5つの資格をご紹介しましたが、必ずしもこれらの資格試験に合格する必要はありません。資格試験の勉強をすることによって、不動産や経営に関する知識を体系的に学べるという観点からおすすめしたものです。

不動産に関わる仕事をするなら必須の資格ばかりですので、契約や物件の管理に関して、必要な知識を網羅できるでしょう。

何も勉強せずに不動産会社や管理会社任せで経営を始めるのと、必要な知識について深く学んでから始めるのでは雲泥の差があります。

仮に受験して不合格となったとしても、学んだことは無駄になりませんし、合格にこだわらず実践を通してさらに深く学んでいけば良いのです。

マンション経営に必要な基礎知識

資格試験の他にも、学んでおくと役に立つ知識があります。マンション経営を始めてからも、学び続けてほしい内容です。

収益が出る物件に関する知識

ユーザーのニーズは変化していきます。ここ数年でも、コロナ禍によって求められる物件に変化が出てきました。
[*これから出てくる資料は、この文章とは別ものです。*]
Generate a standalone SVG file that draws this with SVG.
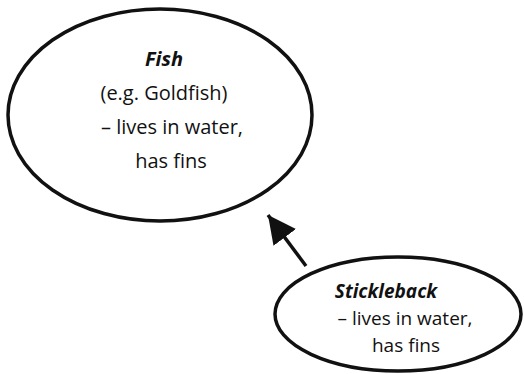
<svg xmlns="http://www.w3.org/2000/svg" width="524" height="374" viewBox="0 0 524 374">
<style>
.node{fill:#fff;stroke:#111;stroke-width:3.5}
.t{font-family:"Open Sans",Lato,"Liberation Sans",sans-serif;font-size:20px;fill:#111;text-anchor:middle}
.s{font-size:19px}
.b{font-weight:bold;font-style:italic}
.edge{stroke:#111;stroke-width:3.5;fill:none}
</style>
<defs>
<marker id="ah" markerUnits="userSpaceOnUse" markerWidth="30" markerHeight="30" refX="28" refY="14" orient="auto" viewBox="0 0 30 28">
<path d="M0,0 L28,14 L0,28 Z" fill="#111"/>
</marker>
</defs>
<rect width="524" height="374" fill="#fff"/>
<g id="fish">
<ellipse class="node" cx="160" cy="115" rx="152" ry="106"/>
<text class="t b" x="164" y="66">Fish</text>
<text class="t" x="164" y="100">(e.g. Goldfish)</text>
<text class="t" x="172" y="134">– lives in water,</text>
<text class="t" x="171" y="168">has fins</text>
</g>
<g id="stickleback">
<ellipse class="node" cx="398" cy="314" rx="123" ry="57"/>
<text class="t s b" x="386" y="298">Stickleback</text>
<text class="t s" x="405" y="325">– lives in water,</text>
<text class="t s" x="406" y="352">has fins</text>
</g>
<g id="connectors">
<line class="edge" x1="306" y1="266" x2="268" y2="215" marker-end="url(#ah)"/>
</g>
</svg>
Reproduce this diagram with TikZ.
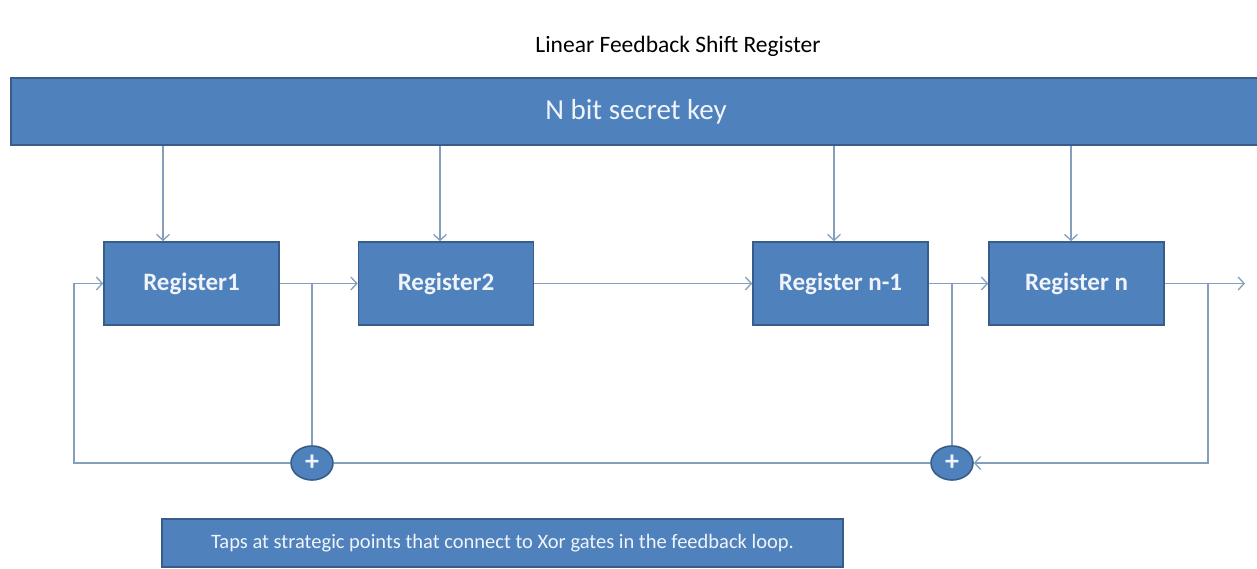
\documentclass[tikz,border=0pt]{standalone}
\usepackage{fontspec}
\setmainfont{Carlito}
\usetikzlibrary{arrows.meta,positioning,calc,shapes.geometric}
\definecolor{cFill}{RGB}{79,129,189}
\definecolor{cEdge}{RGB}{56,93,138}
\definecolor{cLine}{RGB}{132,158,188}
\definecolor{cText}{RGB}{240,244,250}
\tikzset{
  >={Straight Barb[length=6pt,width=13pt]},
  blk/.style={draw=cEdge,fill=cFill,line width=1.6pt,text=cText,inner sep=0pt},
  reg/.style={blk,minimum width=175pt,minimum height=83pt,
              font=\fontsize{25}{28}\selectfont\bfseries},
  xor/.style={blk,ellipse,minimum width=42pt,minimum height=34pt,
              font=\fontsize{28}{30}\selectfont\bfseries},
  link/.style={cLine,line width=1.3pt},
}

\begin{document}
\begin{tikzpicture}[x=1pt,y=-1pt]
  \useasboundingbox (0,0) rectangle (1257,569);
  \node[font=\fontsize{23.5}{26}\selectfont] (title) at (678,46) {Linear Feedback Shift Register};
  \node[blk,minimum width=1250pt,minimum height=67pt,
        font=\fontsize{29}{31}\selectfont] (key) at (636,111.5) {N bit secret key};

  \node[reg] (r1) at (191.5,283.5) {Register1};
  \node[reg] (r2) at (446,283.5)   {Register2};
  \node[reg] (r3) at (840.5,283.5) {Register n-1};
  \node[reg] (r4) at (1076.5,283.5){Register n};

  \node[xor] (x1) at (312,463) {+};
  \node[xor] (x2) at (952,463) {+};

  % key bits loaded into each register
  \foreach \r/\d in {r1/-28.5,r2/-6,r3/-6.5,r4/-5.5}{
    \coordinate (k\r) at ([xshift=\d]\r.north);
    \draw[link,->] (key.south -| k\r) -- (k\r);
  }

  % shift path
  \coordinate (out) at (1245,283.5);
  \coordinate (tap) at (1208,283.5);
  \coordinate (fb)  at (74,283.5);
  \draw[link,->] (r1) -- (r2);
  \draw[link,->] (r2) -- (r3);
  \draw[link,->] (r3) -- (r4);
  \draw[link,->] (r4) -- (out);

  % taps and feedback loop
  \draw[link] (x1 |- r1.east) -- (x1);
  \draw[link] (x2 |- r3.east) -- (x2);
  \draw[link,->] (tap) |- (x2);
  \draw[link] (x2) -- (x1);
  \draw[link,->] (x1) -| (fb) -- (r1);

  \node[blk,minimum width=681pt,minimum height=48pt,
        font=\fontsize{20.5}{23}\selectfont] (note) at (502.5,543)
    {Taps at strategic points that connect to Xor gates in the feedback loop.};
\end{tikzpicture}
\end{document}
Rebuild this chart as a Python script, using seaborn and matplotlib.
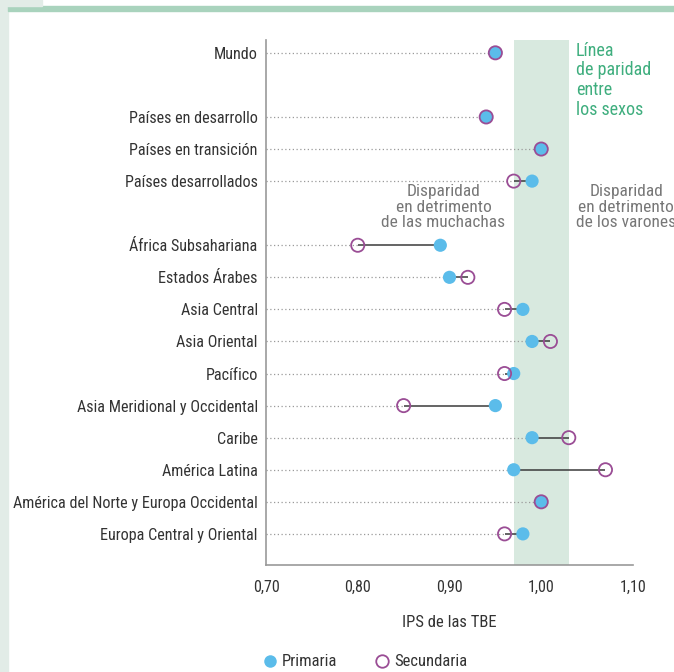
import numpy as np
import pandas as pd
import matplotlib
matplotlib.use("Agg")
import matplotlib.pyplot as plt
from matplotlib.lines import Line2D
from matplotlib.patches import Rectangle
import seaborn as sns

regions = ["Mundo", "Países en desarrollo", "Países en transición", "Países desarrollados",
           "África Subsahariana", "Estados Árabes", "Asia Central", "Asia Oriental",
           "Pacífico", "Asia Meridional y Occidental", "Caribe", "América Latina",
           "América del Norte y Europa Occidental", "Europa Central y Oriental"]
slots = [0, 2, 3, 4, 6, 7, 8, 9, 10, 11, 12, 13, 14, 15]
primaria = [0.95, 0.94, 1.00, 0.99, 0.89, 0.90, 0.98, 0.99, 0.97, 0.95, 0.99, 0.97, 1.00, 0.98]
secundaria = [0.95, 0.94, 1.00, 0.97, 0.80, 0.92, 0.96, 1.01, 0.96, 0.85, 1.03, 1.07, 1.00, 0.96]
xticks = [0.70, 0.80, 0.90, 1.00, 1.10]
parity_band = (0.97, 1.03)

BLUE = "#5bbcea"
PURPLE = "#9a4d95"
GREEN = "#3fae7e"
GREY = "#777777"
TXT = "#333333"

sns.set_style("white")
plt.rcParams["font.family"] = ["Roboto Condensed", "Archivo Narrow", "DejaVu Sans"]

df = pd.DataFrame({"region": regions, "slot": slots,
                   "primaria": primaria, "secundaria": secundaria})

fig = plt.figure(figsize=(6.74, 6.72), dpi=100)
ax = fig.add_axes([266 / 674, 1 - 565 / 672, (633 - 266) / 674, (565 - 40) / 672])

# decoration: left strip + top rule
fig.patches.append(Rectangle((0, 0), 8 / 674, 1, transform=fig.transFigure,
                             color="#e2ece7", zorder=0))
fig.patches.append(Rectangle((8 / 674, 1 - 11 / 672), 1, 5 / 672,
                             transform=fig.transFigure, color="#a9d3bd", zorder=0))
fig.patches.append(Rectangle((0, 1 - 6 / 672), 42 / 674, 6 / 672,
                             transform=fig.transFigure, color="#e2ece7", zorder=0))

ax.axvspan(*parity_band, color="#d8e9df", zorder=0, lw=0)

lo = df[["primaria", "secundaria"]].min(axis=1)
hi = df[["primaria", "secundaria"]].max(axis=1)
ax.hlines(df["slot"], xticks[0], lo, colors="#9a9a9a", linestyles=(0, (1, 2)), lw=0.9, zorder=1)
ax.hlines(df["slot"], lo, hi, colors="#3a3a3a", lw=1.1, zorder=2)

sns.scatterplot(data=df, x="primaria", y="slot", ax=ax, color=BLUE, s=90,
                edgecolor="none", zorder=3, legend=False)
sns.scatterplot(data=df, x="secundaria", y="slot", ax=ax, facecolor="none", s=90,
                edgecolor=PURPLE, linewidth=1.3, zorder=4, legend=False)

ax.set_xlim(xticks[0], xticks[-1])
ax.set_ylim(15.97, -0.4)
ax.set_xticks(xticks)
ax.set_xticklabels([f"{v:.2f}".replace(".", ",") for v in xticks], fontsize=11.5, color=TXT)
ax.set_yticks(slots)
ax.set_yticklabels(regions, fontsize=11.6, color=TXT)
ax.tick_params(axis="y", length=0, pad=6)
ax.tick_params(axis="x", length=7, width=1, color="#999999", pad=4, direction="out")
ax.set_xlabel("IPS de las TBE", fontsize=12, color=TXT, labelpad=14)
ax.set_ylabel("")
for s in ["top", "right"]:
    ax.spines[s].set_visible(False)
for s in ["left", "bottom"]:
    ax.spines[s].set_color("#999999")
    ax.spines[s].set_linewidth(1.2)

ax.text(1.0375, -0.35, "Línea\nde paridad\nentre\nlos sexos", color=GREEN, fontsize=13,
        va="top", ha="left", linespacing=1.12)
ax.text(0.8935, 4.1, "Disparidad\nen detrimento\nde las muchachas", color=GREY, fontsize=12.5,
        va="top", ha="center", linespacing=1.02)
ax.text(1.0925, 4.1, "Disparidad\nen detrimento\nde los varones", color=GREY, fontsize=12.5,
        va="top", ha="center", linespacing=1.02, clip_on=False)

handles = [Line2D([], [], marker="o", ls="none", color=BLUE, markersize=9, markeredgecolor="none"),
           Line2D([], [], marker="o", ls="none", markerfacecolor="none",
                  markeredgecolor=PURPLE, markeredgewidth=1.3, markersize=9)]
fig.legend(handles, ["Primaria", "Secundaria"], loc="center", bbox_to_anchor=(0.542, 1 - 662 / 672),
           ncol=2, frameon=False, fontsize=12, handlelength=0.8, handletextpad=0.3,
           columnspacing=2.3, labelcolor=TXT)

fig.savefig("out.png", dpi=100)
どのような物件が人気があるのか、今後もその動向を追っていく必要があるでしょう。

入居者の年代に合わせ、魅力的な物件づくりを目指して常に情報収集が必要です。

法律に関する知識

マンション経営には、不動産に関する法律だけでなく、民法や会計法などさまざまな分野の法律の知識が必要です。

法律は定期的に改正されるものもあります。たとえば、宅地建物取引士の資格は5年に1度更新するために法定講習を受けなくてはなりません。

それは、5年間に改正された法律の内容と実務上の注意点を知るためであり、適切な業務を行うためにとても大切なことです。

法律は、「改正されたことを知らなかった」では済まないので、常に最新の情報にアップデートしておきましょう。

お金に関する知識

経営を行うには、お金に関する知識も必要です。税務や会計に関する知識は必須といえます。

  • 会計上の損益とキャッシュフローの違い
  • 減価償却
  • 確定申告
  • 節税対策

など、知っておかなくてはいけないことがたくさんあります。

細かい会計の処理は税理士に依頼したとしても、お金に関する知識がない状態では、依頼した仕事が問題なく遂行されているかどうかの判断もつきません。

うっかり間違った書類で確定申告をしてしまい、「脱税」になってしまったということのないように、人任せにすることなく、自らも学ぶ姿勢が必要です。

まとめ:マンション経営に資格は不要でも勉強は役に立つ

マンション経営を行う際に、必要な資格はありません。資格がなくても、誰でもマンション経営を行うことは可能です。

しかし、マンション経営を安定的に続けるためにも勉強は欠かせません。不動産関連の法律の知識はもちろん、会計や税金に関する知識も必要です。

学ぶ範囲があまりに広すぎて何から手をつけたらいいかわからないというときは、不動産関連の資格の勉強をすると体系的に知識を身につけることができます。

今回は、経営者として持っていると有益な資格を5つご紹介しました。合格はしなくても、勉強するだけでも十分役に立ちます。

経営に必要な知識を身につける手段として、ぜひ活用してみてください。